WHAT THE EXERCISE ASKS
Check every line below for the word "that" and give only the number of lines where it appears.

═══

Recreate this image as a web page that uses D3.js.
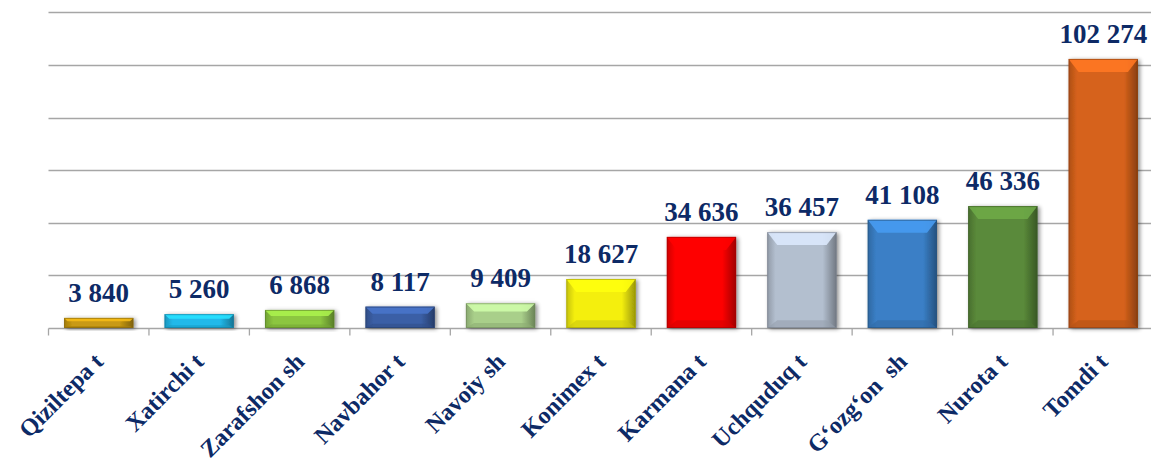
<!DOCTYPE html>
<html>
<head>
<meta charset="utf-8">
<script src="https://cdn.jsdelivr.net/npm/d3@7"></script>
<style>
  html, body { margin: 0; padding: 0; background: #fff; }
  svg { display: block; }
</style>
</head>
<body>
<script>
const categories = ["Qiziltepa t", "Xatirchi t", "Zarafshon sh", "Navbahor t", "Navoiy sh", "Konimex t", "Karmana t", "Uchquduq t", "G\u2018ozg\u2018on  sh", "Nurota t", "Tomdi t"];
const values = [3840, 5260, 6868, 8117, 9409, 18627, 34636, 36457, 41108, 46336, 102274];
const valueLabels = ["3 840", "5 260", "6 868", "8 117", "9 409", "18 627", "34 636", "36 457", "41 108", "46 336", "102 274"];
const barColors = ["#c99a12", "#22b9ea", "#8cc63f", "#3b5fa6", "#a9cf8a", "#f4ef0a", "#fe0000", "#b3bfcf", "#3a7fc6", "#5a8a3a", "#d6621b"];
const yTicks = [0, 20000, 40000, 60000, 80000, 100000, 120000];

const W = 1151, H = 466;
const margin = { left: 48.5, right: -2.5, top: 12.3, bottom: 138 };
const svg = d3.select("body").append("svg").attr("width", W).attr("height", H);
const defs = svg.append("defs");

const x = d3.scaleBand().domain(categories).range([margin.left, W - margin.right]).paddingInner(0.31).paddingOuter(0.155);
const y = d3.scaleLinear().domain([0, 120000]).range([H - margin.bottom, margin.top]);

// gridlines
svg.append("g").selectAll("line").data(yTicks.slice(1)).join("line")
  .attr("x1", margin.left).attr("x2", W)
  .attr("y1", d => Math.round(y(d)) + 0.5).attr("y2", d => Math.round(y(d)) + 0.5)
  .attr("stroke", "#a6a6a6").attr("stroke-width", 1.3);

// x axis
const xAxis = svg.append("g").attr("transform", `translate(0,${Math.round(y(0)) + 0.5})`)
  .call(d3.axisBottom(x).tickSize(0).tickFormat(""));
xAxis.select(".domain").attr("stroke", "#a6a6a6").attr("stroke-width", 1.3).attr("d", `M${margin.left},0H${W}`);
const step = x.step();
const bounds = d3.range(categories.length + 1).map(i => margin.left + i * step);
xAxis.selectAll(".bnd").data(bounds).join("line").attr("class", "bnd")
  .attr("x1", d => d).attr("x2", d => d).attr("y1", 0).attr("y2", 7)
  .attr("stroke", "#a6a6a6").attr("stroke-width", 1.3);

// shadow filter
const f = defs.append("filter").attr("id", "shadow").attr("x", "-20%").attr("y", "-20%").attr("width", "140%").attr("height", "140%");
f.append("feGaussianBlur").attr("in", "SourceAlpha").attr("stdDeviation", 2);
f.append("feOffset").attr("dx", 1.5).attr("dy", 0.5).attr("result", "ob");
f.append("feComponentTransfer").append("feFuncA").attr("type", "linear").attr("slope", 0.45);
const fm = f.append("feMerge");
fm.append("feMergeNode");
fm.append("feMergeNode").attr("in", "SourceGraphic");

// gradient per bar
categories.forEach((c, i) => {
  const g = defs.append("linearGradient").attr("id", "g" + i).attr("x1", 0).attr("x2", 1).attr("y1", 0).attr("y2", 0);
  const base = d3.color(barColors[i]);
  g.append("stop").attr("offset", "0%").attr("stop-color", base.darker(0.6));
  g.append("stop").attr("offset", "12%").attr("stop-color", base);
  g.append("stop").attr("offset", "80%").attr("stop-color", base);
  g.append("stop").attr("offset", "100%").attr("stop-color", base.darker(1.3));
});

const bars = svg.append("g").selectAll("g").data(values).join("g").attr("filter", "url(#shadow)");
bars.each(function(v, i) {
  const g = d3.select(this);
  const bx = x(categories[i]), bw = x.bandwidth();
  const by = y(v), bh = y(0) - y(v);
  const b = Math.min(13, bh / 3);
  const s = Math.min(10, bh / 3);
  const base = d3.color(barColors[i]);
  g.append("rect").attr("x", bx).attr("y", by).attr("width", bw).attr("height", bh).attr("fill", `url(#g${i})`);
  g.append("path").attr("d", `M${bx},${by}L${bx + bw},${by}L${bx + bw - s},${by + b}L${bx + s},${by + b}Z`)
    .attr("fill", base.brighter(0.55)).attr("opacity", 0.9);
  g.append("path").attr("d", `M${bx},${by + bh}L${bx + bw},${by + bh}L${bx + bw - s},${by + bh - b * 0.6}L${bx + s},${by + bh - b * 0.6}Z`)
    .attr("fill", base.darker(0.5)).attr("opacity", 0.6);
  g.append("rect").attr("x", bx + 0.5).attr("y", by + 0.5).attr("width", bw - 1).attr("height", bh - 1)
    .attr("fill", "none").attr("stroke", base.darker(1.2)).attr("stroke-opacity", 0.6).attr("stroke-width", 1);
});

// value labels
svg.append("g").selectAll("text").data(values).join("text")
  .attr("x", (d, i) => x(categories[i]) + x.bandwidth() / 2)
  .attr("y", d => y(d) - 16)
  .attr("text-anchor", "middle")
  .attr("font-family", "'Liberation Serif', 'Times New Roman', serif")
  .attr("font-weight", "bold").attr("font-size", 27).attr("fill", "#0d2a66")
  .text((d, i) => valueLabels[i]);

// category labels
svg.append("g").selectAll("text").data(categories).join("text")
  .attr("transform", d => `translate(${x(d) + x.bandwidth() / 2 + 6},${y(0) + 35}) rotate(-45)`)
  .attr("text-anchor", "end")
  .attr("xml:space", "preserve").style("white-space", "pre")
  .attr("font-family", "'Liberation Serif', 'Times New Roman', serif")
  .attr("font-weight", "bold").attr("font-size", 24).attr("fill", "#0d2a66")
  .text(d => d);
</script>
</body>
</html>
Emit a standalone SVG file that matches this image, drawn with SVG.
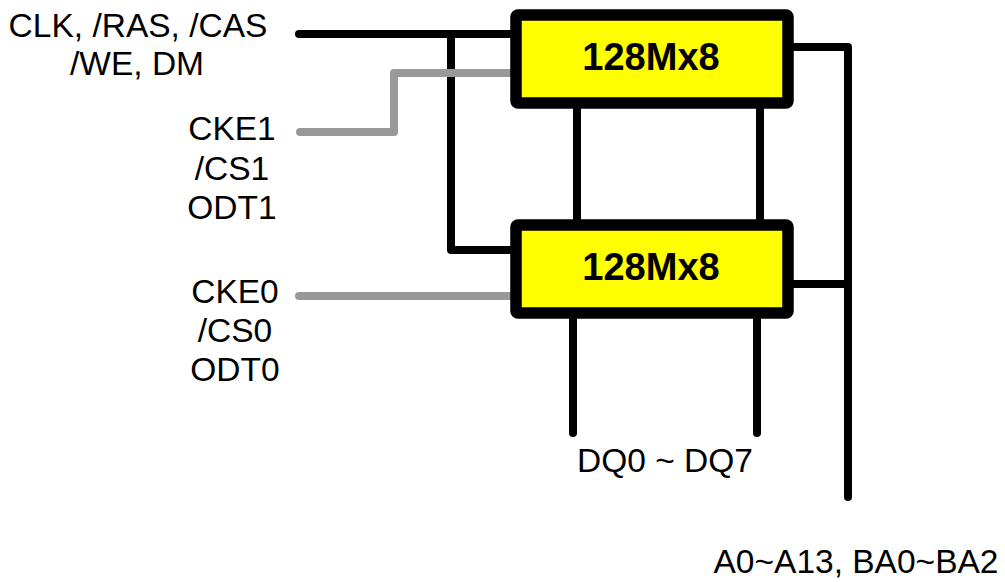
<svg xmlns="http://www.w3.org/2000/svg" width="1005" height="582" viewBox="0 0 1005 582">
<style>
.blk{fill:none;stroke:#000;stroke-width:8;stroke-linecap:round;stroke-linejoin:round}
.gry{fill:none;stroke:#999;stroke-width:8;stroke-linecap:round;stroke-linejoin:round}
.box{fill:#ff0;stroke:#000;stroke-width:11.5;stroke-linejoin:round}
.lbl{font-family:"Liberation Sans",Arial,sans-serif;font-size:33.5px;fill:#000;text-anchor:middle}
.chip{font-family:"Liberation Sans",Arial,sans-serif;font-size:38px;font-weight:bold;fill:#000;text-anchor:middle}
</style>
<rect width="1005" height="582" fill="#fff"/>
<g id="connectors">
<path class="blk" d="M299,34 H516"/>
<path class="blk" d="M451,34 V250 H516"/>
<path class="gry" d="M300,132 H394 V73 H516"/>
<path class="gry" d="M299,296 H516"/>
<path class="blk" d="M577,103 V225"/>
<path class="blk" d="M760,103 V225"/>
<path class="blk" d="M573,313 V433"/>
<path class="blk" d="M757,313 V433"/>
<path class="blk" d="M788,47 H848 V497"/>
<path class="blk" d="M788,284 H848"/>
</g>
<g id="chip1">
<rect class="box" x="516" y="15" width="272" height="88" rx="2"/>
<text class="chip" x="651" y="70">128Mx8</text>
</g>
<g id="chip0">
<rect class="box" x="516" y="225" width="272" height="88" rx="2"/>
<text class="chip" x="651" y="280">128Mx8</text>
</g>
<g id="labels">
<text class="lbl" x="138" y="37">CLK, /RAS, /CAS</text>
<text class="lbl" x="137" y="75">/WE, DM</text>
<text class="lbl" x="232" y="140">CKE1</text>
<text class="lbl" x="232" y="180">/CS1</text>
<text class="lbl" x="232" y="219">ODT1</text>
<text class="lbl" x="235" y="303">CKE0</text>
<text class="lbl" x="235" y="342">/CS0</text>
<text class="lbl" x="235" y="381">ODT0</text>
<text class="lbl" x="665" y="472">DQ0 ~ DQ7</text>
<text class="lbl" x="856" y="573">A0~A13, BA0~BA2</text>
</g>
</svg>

═══

PROBLEM SOLUTION
2